>> Start

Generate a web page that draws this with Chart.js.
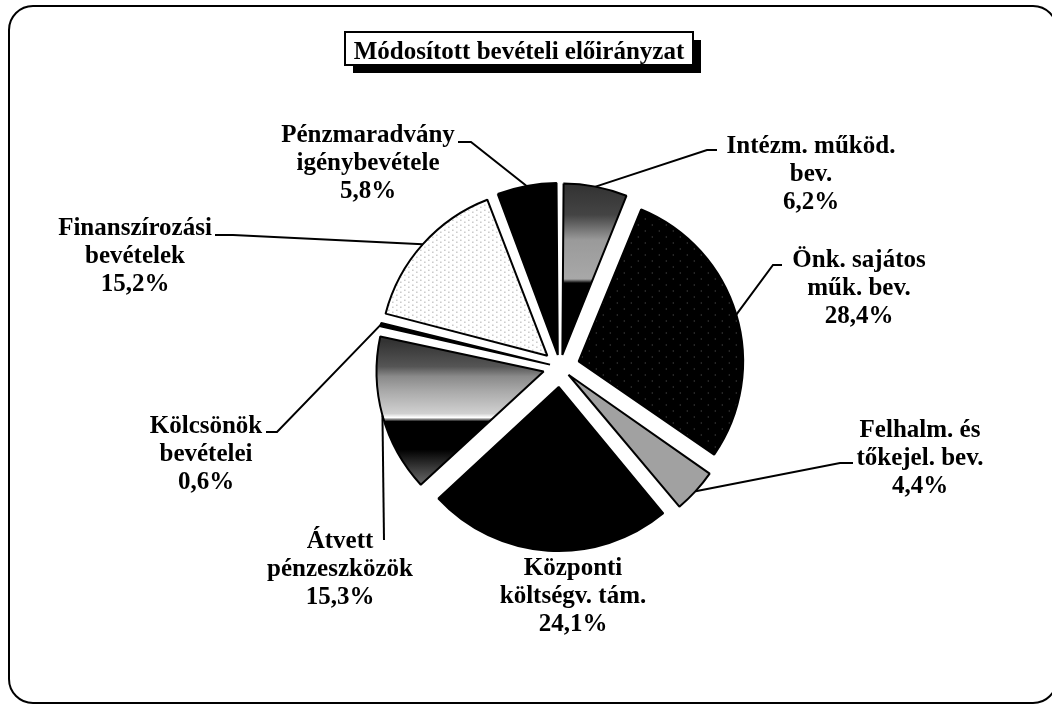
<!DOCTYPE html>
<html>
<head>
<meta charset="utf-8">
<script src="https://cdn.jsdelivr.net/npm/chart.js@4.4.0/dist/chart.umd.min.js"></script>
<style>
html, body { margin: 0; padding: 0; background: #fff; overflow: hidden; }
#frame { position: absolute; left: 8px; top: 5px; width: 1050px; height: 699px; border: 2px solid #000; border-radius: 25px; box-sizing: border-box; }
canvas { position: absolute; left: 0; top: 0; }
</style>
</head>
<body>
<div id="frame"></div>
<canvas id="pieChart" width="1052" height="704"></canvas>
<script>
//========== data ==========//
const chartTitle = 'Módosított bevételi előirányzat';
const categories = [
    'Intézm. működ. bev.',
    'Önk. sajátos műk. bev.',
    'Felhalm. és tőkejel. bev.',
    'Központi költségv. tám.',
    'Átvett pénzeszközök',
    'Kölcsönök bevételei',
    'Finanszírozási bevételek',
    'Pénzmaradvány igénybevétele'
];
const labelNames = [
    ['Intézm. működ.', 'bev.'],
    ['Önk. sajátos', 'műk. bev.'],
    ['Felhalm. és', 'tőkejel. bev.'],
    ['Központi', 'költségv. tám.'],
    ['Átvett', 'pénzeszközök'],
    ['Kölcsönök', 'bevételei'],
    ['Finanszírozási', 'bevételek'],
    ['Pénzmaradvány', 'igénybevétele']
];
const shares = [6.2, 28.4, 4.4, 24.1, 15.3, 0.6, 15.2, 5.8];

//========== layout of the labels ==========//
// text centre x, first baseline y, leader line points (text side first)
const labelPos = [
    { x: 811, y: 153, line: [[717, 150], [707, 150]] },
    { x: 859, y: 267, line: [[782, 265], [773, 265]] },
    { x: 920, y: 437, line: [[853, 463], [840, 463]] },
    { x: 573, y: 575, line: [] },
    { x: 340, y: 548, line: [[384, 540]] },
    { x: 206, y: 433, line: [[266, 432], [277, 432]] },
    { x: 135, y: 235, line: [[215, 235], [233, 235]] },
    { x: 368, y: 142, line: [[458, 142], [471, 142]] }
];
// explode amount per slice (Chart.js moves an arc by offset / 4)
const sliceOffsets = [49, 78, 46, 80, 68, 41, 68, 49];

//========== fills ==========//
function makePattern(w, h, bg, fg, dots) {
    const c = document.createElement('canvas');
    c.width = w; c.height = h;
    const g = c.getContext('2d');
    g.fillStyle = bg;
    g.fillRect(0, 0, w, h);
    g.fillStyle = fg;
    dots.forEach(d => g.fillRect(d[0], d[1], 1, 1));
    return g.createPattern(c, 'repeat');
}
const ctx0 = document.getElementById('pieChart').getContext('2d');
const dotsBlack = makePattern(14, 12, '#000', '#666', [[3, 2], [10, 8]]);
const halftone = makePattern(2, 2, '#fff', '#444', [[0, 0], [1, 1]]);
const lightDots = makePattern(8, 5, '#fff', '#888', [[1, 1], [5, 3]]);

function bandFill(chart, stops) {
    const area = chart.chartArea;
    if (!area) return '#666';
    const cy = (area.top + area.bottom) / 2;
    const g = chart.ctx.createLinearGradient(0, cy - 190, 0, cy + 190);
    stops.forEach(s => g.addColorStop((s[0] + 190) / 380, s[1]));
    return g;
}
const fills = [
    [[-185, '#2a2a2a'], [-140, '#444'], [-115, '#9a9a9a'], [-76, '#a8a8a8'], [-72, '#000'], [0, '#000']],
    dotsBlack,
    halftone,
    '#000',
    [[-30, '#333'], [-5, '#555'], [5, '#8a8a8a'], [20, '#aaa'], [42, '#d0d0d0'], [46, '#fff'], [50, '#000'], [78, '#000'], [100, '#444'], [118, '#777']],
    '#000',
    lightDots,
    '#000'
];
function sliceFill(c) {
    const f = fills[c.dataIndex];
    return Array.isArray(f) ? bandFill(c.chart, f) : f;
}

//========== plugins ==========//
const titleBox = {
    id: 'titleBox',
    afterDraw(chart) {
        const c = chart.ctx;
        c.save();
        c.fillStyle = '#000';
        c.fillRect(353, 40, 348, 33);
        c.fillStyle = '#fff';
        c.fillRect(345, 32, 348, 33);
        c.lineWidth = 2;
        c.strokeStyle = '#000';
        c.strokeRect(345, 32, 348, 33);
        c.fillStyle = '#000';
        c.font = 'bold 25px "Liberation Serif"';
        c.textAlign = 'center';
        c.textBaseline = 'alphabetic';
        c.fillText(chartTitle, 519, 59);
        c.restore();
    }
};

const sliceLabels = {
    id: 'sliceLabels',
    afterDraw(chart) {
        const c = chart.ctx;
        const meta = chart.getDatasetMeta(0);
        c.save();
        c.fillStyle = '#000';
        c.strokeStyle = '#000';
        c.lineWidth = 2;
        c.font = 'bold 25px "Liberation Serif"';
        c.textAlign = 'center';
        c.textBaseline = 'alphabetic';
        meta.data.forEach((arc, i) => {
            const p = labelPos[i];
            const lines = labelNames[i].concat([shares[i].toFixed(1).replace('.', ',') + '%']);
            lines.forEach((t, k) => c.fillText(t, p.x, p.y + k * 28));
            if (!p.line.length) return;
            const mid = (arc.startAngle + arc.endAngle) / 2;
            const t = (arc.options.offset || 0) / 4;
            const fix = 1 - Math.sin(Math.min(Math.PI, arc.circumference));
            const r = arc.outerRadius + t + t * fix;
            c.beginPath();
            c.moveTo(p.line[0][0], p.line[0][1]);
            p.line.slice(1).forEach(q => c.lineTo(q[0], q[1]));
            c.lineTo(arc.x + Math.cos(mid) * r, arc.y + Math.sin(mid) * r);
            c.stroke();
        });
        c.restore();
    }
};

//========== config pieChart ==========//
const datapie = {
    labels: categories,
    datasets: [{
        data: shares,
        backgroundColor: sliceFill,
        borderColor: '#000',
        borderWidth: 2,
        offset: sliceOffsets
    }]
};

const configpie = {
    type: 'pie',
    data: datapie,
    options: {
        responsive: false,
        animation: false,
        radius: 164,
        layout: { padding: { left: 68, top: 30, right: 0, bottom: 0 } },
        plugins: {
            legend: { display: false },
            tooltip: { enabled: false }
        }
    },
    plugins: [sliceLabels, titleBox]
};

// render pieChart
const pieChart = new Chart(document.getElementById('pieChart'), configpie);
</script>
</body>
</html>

>> End

Pictures excluded, repeat exactly the lines from the top of the material through the line with "const sliceOffsets = [49, 78, 46, 80, 68, 41, 68, 49];", including both of those lines.

Generate a web page that draws this with Chart.js.
<!DOCTYPE html>
<html>
<head>
<meta charset="utf-8">
<script src="https://cdn.jsdelivr.net/npm/chart.js@4.4.0/dist/chart.umd.min.js"></script>
<style>
html, body { margin: 0; padding: 0; background: #fff; overflow: hidden; }
#frame { position: absolute; left: 8px; top: 5px; width: 1050px; height: 699px; border: 2px solid #000; border-radius: 25px; box-sizing: border-box; }
canvas { position: absolute; left: 0; top: 0; }
</style>
</head>
<body>
<div id="frame"></div>
<canvas id="pieChart" width="1052" height="704"></canvas>
<script>
//========== data ==========//
const chartTitle = 'Módosított bevételi előirányzat';
const categories = [
    'Intézm. működ. bev.',
    'Önk. sajátos műk. bev.',
    'Felhalm. és tőkejel. bev.',
    'Központi költségv. tám.',
    'Átvett pénzeszközök',
    'Kölcsönök bevételei',
    'Finanszírozási bevételek',
    'Pénzmaradvány igénybevétele'
];
const labelNames = [
    ['Intézm. működ.', 'bev.'],
    ['Önk. sajátos', 'műk. bev.'],
    ['Felhalm. és', 'tőkejel. bev.'],
    ['Központi', 'költségv. tám.'],
    ['Átvett', 'pénzeszközök'],
    ['Kölcsönök', 'bevételei'],
    ['Finanszírozási', 'bevételek'],
    ['Pénzmaradvány', 'igénybevétele']
];
const shares = [6.2, 28.4, 4.4, 24.1, 15.3, 0.6, 15.2, 5.8];

//========== layout of the labels ==========//
// text centre x, first baseline y, leader line points (text side first)
const labelPos = [
    { x: 811, y: 153, line: [[717, 150], [707, 150]] },
    { x: 859, y: 267, line: [[782, 265], [773, 265]] },
    { x: 920, y: 437, line: [[853, 463], [840, 463]] },
    { x: 573, y: 575, line: [] },
    { x: 340, y: 548, line: [[384, 540]] },
    { x: 206, y: 433, line: [[266, 432], [277, 432]] },
    { x: 135, y: 235, line: [[215, 235], [233, 235]] },
    { x: 368, y: 142, line: [[458, 142], [471, 142]] }
];
// explode amount per slice (Chart.js moves an arc by offset / 4)
const sliceOffsets = [49, 78, 46, 80, 68, 41, 68, 49];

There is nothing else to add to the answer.